To address this possible concern, we briefly discuss 2 types of the different SSL certificates available out there. But first, let’s start with the meaning of the term.

What is an SSL Certificate? 

Installed on a website’s origin server, SSL/TLS is an internet protocol containing the website’s public key, identity, and more for encrypting and decrypting data sent over the internet.

Forget about the grammar and see how to tell if a website has a SSL certificate installed. Check if the URL begins with HTTPS not HTTP. The HTTP having S means the site is secured with a TLS/SSL protocol. A secured domain will also have a padlock icon

displayed right next to the address in a web browser.


Domain validated certificates

A domain validation certificate is the common option of all available SSL types. It shows that a domain name is registered and a site administrator has proven ownership of the site whether by a phone verification or a piece of code placed in the public Webroot of the domain. This is the type of certificate you’ll find on regular secure websites.
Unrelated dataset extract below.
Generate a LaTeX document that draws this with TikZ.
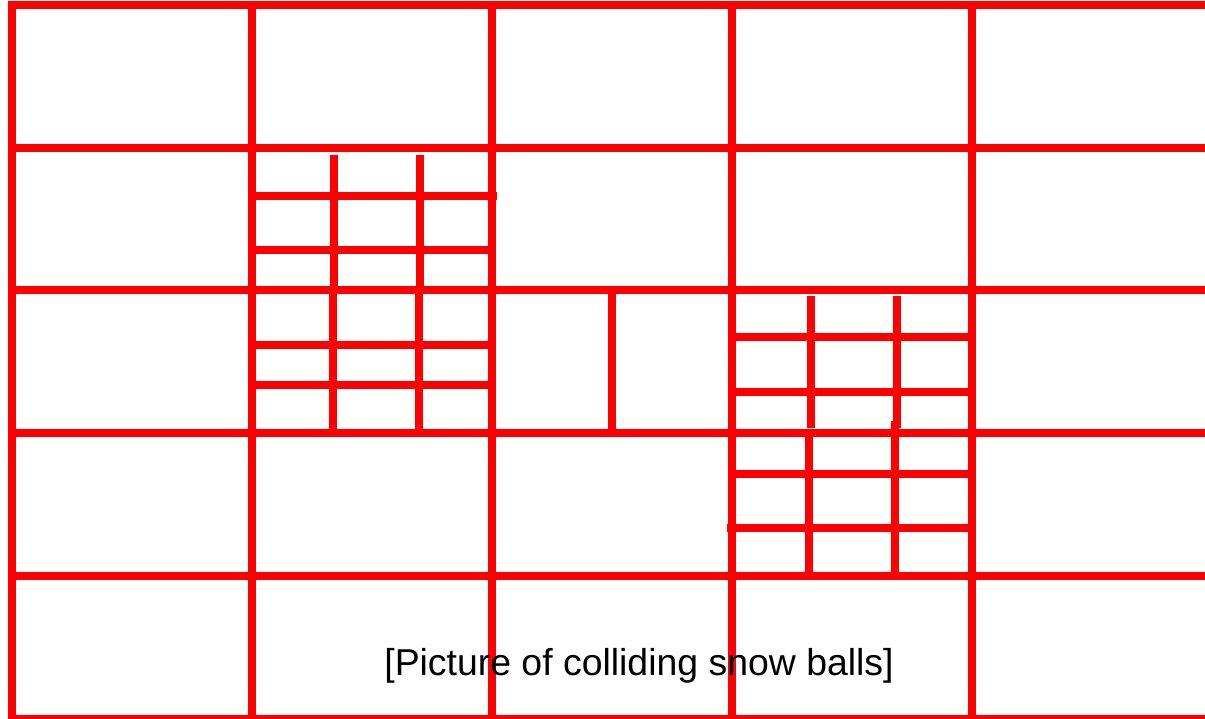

While this type of certificate is good for protecting customer’s sensitive data from hackers, its downside is that literally anyone who has a domain name can register and get it. So it’s not always easy to tell if a fraudulent person is running a site.


Extended Validation Certificates

A website carrying an extended validation certificate not only has a padlock icon and HTTPS connection, but it also carries the name of the business the certificate is issued to.

This is a more secure option as businesses that request for this must go through an identity verification that requires documentation to confirm they are the legal owner of the domain. It’s a lot harder or even impossible for fraudsters to get this type of certificate. 

An example of a website with this type of certificate is PayPal. 

Conclusion

Even if you can’t get the most trusted SSL/TLS certificate, buy a domain-validated SSL certificate to get an HTTPS connection protecting your website and customers. And come to think of it, modern internet users are now woke and not going to trust a website lacking an HTTPS connection. So be sure to have one installed.